-- MATERIAL FOR THIS TASK --
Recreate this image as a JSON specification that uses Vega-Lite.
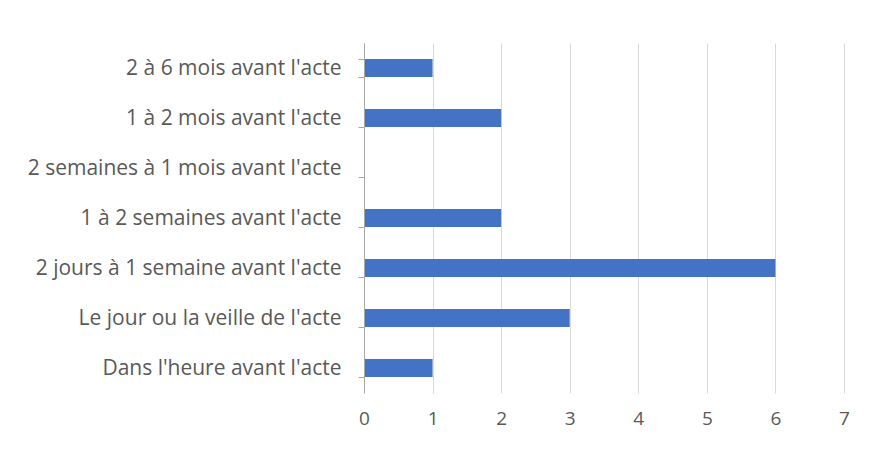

--

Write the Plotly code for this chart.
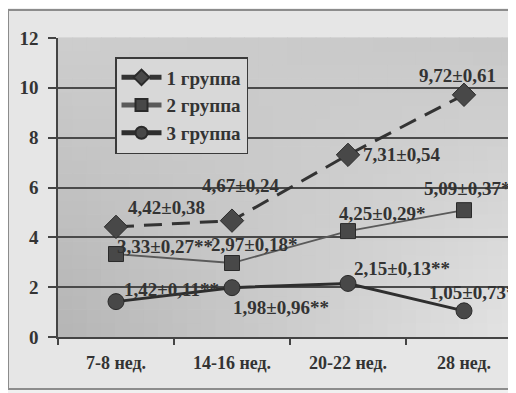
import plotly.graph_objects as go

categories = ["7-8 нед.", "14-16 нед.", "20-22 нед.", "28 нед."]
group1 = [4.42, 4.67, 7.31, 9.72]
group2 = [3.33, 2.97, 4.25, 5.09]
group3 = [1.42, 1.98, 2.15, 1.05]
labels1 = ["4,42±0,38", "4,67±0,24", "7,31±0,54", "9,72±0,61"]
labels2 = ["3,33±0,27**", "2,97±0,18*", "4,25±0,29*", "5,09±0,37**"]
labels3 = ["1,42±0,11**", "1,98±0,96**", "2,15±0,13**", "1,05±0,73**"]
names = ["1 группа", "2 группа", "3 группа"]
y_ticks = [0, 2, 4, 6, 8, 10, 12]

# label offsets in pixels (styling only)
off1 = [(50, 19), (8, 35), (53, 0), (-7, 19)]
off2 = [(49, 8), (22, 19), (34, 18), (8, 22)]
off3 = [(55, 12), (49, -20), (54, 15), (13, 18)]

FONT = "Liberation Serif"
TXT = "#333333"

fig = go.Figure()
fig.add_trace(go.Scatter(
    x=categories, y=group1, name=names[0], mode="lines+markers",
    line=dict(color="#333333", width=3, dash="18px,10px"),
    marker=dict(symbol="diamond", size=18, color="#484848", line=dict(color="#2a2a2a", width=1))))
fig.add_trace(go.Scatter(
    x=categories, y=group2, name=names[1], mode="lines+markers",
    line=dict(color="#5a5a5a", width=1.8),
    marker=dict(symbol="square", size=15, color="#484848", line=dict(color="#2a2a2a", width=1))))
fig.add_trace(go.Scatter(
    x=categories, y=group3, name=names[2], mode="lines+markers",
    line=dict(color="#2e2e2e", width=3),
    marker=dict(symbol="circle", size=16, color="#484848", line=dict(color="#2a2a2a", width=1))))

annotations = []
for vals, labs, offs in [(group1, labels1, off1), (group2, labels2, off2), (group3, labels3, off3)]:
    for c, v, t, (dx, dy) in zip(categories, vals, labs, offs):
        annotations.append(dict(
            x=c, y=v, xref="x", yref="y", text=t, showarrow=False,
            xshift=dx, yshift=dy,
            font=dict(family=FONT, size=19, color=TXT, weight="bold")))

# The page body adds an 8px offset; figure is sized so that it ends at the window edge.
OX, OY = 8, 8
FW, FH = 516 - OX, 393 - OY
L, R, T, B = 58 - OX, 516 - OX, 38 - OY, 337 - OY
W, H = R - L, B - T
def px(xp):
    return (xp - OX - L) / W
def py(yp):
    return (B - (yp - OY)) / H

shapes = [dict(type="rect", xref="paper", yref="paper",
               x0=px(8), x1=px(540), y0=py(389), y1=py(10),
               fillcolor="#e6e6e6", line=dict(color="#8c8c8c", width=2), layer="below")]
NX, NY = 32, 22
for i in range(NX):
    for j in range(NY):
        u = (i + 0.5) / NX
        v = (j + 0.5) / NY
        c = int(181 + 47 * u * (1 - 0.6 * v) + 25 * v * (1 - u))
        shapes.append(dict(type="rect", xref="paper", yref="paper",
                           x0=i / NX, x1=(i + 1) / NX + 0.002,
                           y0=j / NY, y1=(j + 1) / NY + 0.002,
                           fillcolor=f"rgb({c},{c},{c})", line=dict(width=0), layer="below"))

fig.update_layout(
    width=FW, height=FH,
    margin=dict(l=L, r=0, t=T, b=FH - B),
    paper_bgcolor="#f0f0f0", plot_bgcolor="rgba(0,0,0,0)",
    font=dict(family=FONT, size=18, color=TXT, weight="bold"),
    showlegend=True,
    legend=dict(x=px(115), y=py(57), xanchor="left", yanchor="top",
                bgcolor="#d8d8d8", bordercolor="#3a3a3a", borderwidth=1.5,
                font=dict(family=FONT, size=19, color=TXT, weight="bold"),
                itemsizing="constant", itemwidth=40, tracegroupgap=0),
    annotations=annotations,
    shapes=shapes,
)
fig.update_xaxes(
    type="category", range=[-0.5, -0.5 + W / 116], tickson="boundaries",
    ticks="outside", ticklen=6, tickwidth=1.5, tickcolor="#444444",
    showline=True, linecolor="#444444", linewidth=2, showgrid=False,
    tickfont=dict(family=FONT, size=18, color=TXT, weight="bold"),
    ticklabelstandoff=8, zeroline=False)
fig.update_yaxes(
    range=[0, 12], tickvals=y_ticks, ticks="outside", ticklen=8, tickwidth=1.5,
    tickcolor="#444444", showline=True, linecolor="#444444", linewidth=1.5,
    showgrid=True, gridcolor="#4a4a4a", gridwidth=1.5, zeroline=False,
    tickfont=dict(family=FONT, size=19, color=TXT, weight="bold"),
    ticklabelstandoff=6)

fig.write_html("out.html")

-- PROMPT --
From the material above, reproduce only what runs from the line holding "Write the Plotly code for this chart." down to the line holding "import plotly.graph_objects as go", both included, pictures excluded.

-- RESULT --
Write the Plotly code for this chart.
import plotly.graph_objects as go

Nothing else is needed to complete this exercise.